I get your point of view, i really do, but op is simply not into his girlfriend by what he is saying here. Not a single word he said was nice about her.
Are you really going to tell me he can salvage anything in his relationship?
>I suppose that is a cope, you could say that about any relationship.
Yes, that is exactly my point. It doesn't matter if other people's relationships end this way. You should not be intentionally ignorant of the pain you cause people, let alone your girlfriend.
>Are you really going to tell me he can salvage anything in his relationship?

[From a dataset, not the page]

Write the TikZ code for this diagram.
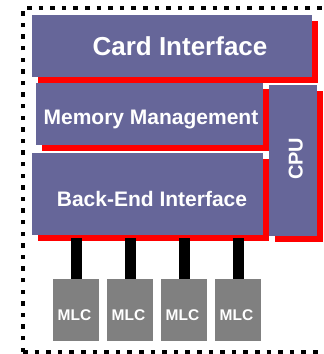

No. Only he could decide that. If he decides that he wants to salvage it, then he should do that. If he decides he would prefer to break up and date the other girl, he should be cognisant of the pain he will cause his current girlfriend in making that decision. You're misinterpreting me if you thought I was trying to say he should stick with his girlfriend for fear of hurting her.
>You're misinterpreting me if you thought I was trying to say he should stick with his girlfriend for fear of hurting her.
That I did, i apologise, it's quite late here.
OP, only you know what you're gonna do, do what your heart feels. (Ok now that's cheesy)
She's kind and I think she really does care for me but I just think we disagree on too many things that are fundamental. Also she is still a little immature and we can never have a conversation about shortcomings because she'll cry and beg me not to dump her, not that I was even trying. I think she is just unfortunately a bit troubled.
Whenever I think of breaking it of with her though I just can't bear to think how upset she will be.
>do what your heart feels
I guess this is the answer. Most people I've talked to this about has said one variation of this, even the new girl said this.
>we were together with my teammates from a sport I play and she flirted with them a lot and joked that she was with the "wrong player"
Should've dumped her ass then and there.
Maybe, she was pretty drunk though and clearly knew what she had done wrong. Also she'd never done anything like that before, and hasn't since.